Further, when the material outlet of the spreading apparatus is controlled to be closed, any one or more of the following operations may be executed: controlling the turntable of the spreading apparatus to stop rotating, and controlling the plant protection unmanned aerial vehicle provided with the spreading apparatus to return. Specifically, an instruction for stopping the rotation of the turntable and controlling the plant protection unmanned aerial vehicle to return may also be sent by the user to the integrated flight controller through the remote control device, or the integrated flight controller may generate a control instruction by itself. Energy can be saved by controlling the turntable to stop rotating, and controlling the plant protection unmanned aerial vehicle to return can prevent the unmanned aerial vehicle from continuing to fly along the path of the spreading operation when the spreading operation is not being performed.
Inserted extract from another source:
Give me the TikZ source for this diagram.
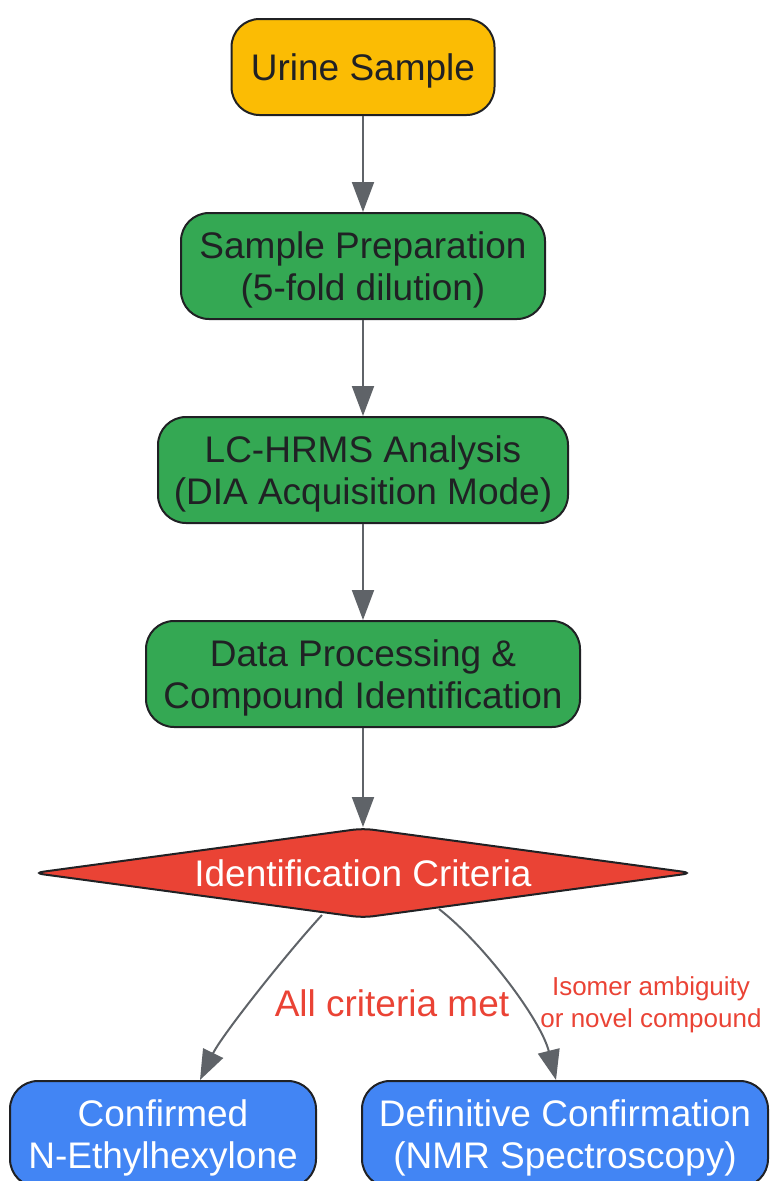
\documentclass[tikz,border=0pt]{standalone}
\usepackage{fontspec}
\setmainfont{Liberation Sans}
\usetikzlibrary{shapes.geometric,arrows.meta}
\definecolor{cyellow}{HTML}{FBBC04}
\definecolor{cgreen}{HTML}{34A853}
\definecolor{cred}{HTML}{EA4335}
\definecolor{cblue}{HTML}{4285F4}
\definecolor{cborder}{HTML}{202124}
\definecolor{ctext}{HTML}{202124}
\definecolor{cgrey}{HTML}{5F6368}
\begin{document}
\begin{tikzpicture}[x=1pt,y=-1pt,
  box/.style={draw=cborder, line width=2pt, rounded corners=28pt, align=center,
    font=\fontsize{37}{42}\selectfont, text=ctext, minimum height=106pt, inner sep=0pt,
    text depth=-3pt},
  arr/.style={draw=cgrey, line width=2pt, -{Triangle[length=30pt,width=22pt]}},
  lbl/.style={text=cred, align=center, inner sep=0pt}]
\useasboundingbox (0,0) rectangle (769,1181);
\node[box, fill=cyellow, minimum width=263pt, minimum height=96pt] (urine) at (363,67) {Urine Sample};
\node[box, fill=cgreen, minimum width=364pt] (prep) at (363,266) {Sample Preparation\\(5-fold dilution)};
\node[box, fill=cgreen, minimum width=410pt] (lc) at (363,470) {LC-HRMS Analysis\\(DIA Acquisition Mode)};
\node[box, fill=cgreen, minimum width=434pt] (data) at (363,674) {Data Processing \&\\Compound Identification};
\node[diamond, draw=cborder, line width=2pt, fill=cred, text=white, aspect=7.33,
  minimum width=660pt, minimum height=90pt, inner sep=0pt, rounded corners=10pt,
  font=\fontsize{37}{42}\selectfont] (dia) at (363,873) {Identification Criteria};
\node[box, fill=cblue, text=white, minimum width=306pt] (conf) at (163,1134) {Confirmed\\N-Ethylhexylone};
\node[box, fill=cblue, text=white, minimum width=406pt] (def) at (565,1134) {Definitive Confirmation\\(NMR Spectroscopy)};
\draw[arr] (urine) -- (prep);
\draw[arr] (prep) -- (lc);
\draw[arr] (lc) -- (data);
\draw[arr] (data) -- (dia);
\draw[arr] ([xshift=-41pt,yshift=4pt]dia.south) .. controls +(-35,38) and +(22,-45) .. ([xshift=37pt]conf.north);
\draw[arr] ([xshift=76pt,yshift=10pt]dia.south) .. controls +(45,35) and +(-15,-60) .. ([xshift=-9pt]def.north);
\node[lbl, font=\fontsize{37}{42}\selectfont] (l1) at (392,1003) {All criteria met};
\node[lbl, font=\fontsize{26}{32}\selectfont] (l2) at (651,1005) {Isomer ambiguity\\or novel compound};
\end{tikzpicture}
\end{document}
In some embodiments, when the alarm signal that the opening is too small is transmitted to the remote control device, the flight speed of the plant protection unmanned aerial vehicle can be reduced, so that the real-time degree of opening of the material outlet matches the flight speed of the plant protection unmanned aerial vehicle. The spreading operation can be continued. At the same time, it can be ensured that the uniformity of a subsequent spreading operation is consistent with the uniformity of a previous spreading operation or the uniformity of a scheduled spreading operation, thereby reducing the impact on the spreading operation due to the small real-time degree of opening of the material outlet.
As another example, when the target degree of opening is greater than zero and less than the real-time degree of opening, an alarm signal that the opening is too large is transmitted to the remote control device. Specifically, the user can be warned by the on/off or flashing of an indicator light provided at the remote control device, or the user can be warned by a voice prompt message played through a buzzer, or the user can be warned visually by a text prompt message (e.g., “The opening is too large,” etc.) displayed on a display screen, so that the user can grasp the situation of the opening adjustment mechanism in time, and hence the integrated flight controller or the user can take measures targeting the abnormal situation.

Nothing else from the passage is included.